[babysor/MockingBird]如何解决colab炼丹每次都要上传数据集预处理数据集还爆磁盘的蛋疼问题

2024-07-15 963 views
2

许多同鞋因为家里设备不佳训练模型效果不好,不得不去世界最大乞丐炼丹聚集地colab上训练。但是对于无法扩容google drive和升级colab的同鞋来说,上传数据集真的如同地狱一般,网速又慢空间又不够,而且每次重置都要上传,预处理令人头疼。我耗时9天终于解决了这个问题,现在给各位同学分享我的解决方案。 首先要去kaggle这个网站上面注册一个账号,然后获取token 我已经把预处理了的数据集(用的aidatatang_200zh)上传在上面了,但是下载数据集需要token,token需要注册账号,具体获取token的方法请自行百度,在此不过多赘述。

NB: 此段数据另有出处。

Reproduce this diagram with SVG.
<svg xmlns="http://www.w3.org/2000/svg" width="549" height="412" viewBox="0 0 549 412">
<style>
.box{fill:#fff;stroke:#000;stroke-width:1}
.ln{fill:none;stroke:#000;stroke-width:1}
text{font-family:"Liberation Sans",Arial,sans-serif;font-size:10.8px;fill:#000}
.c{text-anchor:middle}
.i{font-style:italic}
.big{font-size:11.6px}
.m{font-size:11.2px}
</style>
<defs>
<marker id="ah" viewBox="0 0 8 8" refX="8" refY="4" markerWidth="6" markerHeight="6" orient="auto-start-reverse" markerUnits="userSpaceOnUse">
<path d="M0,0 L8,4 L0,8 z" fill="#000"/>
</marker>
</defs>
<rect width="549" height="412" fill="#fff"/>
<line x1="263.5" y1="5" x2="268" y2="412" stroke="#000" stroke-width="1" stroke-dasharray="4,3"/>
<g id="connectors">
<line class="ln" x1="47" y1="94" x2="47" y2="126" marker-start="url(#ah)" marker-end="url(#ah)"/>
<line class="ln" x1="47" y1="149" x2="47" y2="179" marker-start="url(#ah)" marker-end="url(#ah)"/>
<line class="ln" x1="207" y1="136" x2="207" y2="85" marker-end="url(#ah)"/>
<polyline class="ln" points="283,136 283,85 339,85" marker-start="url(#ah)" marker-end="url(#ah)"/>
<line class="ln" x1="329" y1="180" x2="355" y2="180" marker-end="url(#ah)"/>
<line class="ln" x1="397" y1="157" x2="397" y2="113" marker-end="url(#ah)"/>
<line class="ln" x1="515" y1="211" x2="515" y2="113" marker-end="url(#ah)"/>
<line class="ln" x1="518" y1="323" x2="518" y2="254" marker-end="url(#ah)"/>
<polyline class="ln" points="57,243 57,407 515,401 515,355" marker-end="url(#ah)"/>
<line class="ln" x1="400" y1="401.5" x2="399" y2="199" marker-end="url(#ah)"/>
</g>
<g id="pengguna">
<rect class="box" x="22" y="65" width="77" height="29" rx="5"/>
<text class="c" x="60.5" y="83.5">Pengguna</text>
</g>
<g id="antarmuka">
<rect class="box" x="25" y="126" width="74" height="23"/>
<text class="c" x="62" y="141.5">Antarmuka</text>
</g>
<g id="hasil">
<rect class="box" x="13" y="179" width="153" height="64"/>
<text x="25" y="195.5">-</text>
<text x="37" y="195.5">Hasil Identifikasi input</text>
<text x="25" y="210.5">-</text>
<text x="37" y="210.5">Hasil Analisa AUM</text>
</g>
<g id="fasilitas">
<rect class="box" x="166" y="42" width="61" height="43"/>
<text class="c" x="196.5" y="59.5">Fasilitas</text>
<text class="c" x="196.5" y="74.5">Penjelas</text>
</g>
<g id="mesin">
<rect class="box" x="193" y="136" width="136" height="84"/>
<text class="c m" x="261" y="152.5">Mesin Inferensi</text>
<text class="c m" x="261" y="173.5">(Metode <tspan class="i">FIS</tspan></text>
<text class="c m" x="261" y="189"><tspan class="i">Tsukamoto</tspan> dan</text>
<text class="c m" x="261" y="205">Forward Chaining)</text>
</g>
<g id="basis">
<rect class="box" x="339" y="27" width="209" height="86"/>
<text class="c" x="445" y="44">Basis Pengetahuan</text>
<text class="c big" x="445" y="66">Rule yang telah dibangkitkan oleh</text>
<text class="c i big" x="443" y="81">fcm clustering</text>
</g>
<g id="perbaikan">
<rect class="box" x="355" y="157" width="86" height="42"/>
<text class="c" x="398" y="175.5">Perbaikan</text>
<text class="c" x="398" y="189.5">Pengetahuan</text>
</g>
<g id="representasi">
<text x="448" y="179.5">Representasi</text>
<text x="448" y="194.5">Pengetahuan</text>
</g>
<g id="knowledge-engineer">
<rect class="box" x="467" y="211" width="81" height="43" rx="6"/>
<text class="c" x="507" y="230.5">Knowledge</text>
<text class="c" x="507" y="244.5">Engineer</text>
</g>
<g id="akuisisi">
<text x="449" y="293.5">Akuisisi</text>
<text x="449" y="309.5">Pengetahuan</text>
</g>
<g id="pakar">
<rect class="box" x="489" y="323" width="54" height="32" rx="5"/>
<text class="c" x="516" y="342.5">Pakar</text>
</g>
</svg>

然后打开colab 修改-> 笔记本设置->运行时把 None 改成 GPU 输入以下代码:

!pip install kaggle
import json
token = {"username":"你的账号","key":"你获取到的token"}
with open('/content/kaggle.json', 'w') as file:
  json.dump(token, file)
!mkdir -p ~/.kaggle
!cp /content/kaggle.json ~/.kaggle/
!chmod 600 ~/.kaggle/kaggle.json
!kaggle config set -n path -v /content

第三行请根据之前获取到的token填写 这一步是准备好kaggle命令行

然后是下载数据集并解压

!kaggle datasets download -d bjorndido/sv2ttspart1
!unzip "/content/datasets/bjorndido/sv2ttspart1/sv2ttspart1.zip" -d "/content/aidatatang_200zh"
!rm -rf /content/datasets
!kaggle datasets download -d bjorndido/sv2ttspart2
!unzip "/content/datasets/bjorndido/sv2ttspart2/sv2ttspart2.zip" -d "/content/aidatatang_200zh"
!rm -rf /content/datasets

为了怕某些童鞋用和我一样的免费版,如果从下载未处理的数据集开始磁盘要爆炸,所以我把预处理过的数据集上传到kaggle了 而且解压后会自己删掉zip,非常滴银杏 实测下载速度能达到200MB/s,网慢点也有50MB/s,非常滴快 这一步要不了10分钟就可以弄好了

!git clone https://github.com/babysor/MockingBird.git
!pip install -r /content/MockingBird/requirements.txt
git仓库,下载依赖,这一步不多说

然后改hparams

%%writefile /content/MockingBird/synthesizer/hparams.py
import ast
import pprint
import json

class HParams(object):
    def __init__(self, **kwargs): self.__dict__.update(kwargs)
    def __setitem__(self, key, value): setattr(self, key, value)
    def __getitem__(self, key): return getattr(self, key)
    def __repr__(self): return pprint.pformat(self.__dict__)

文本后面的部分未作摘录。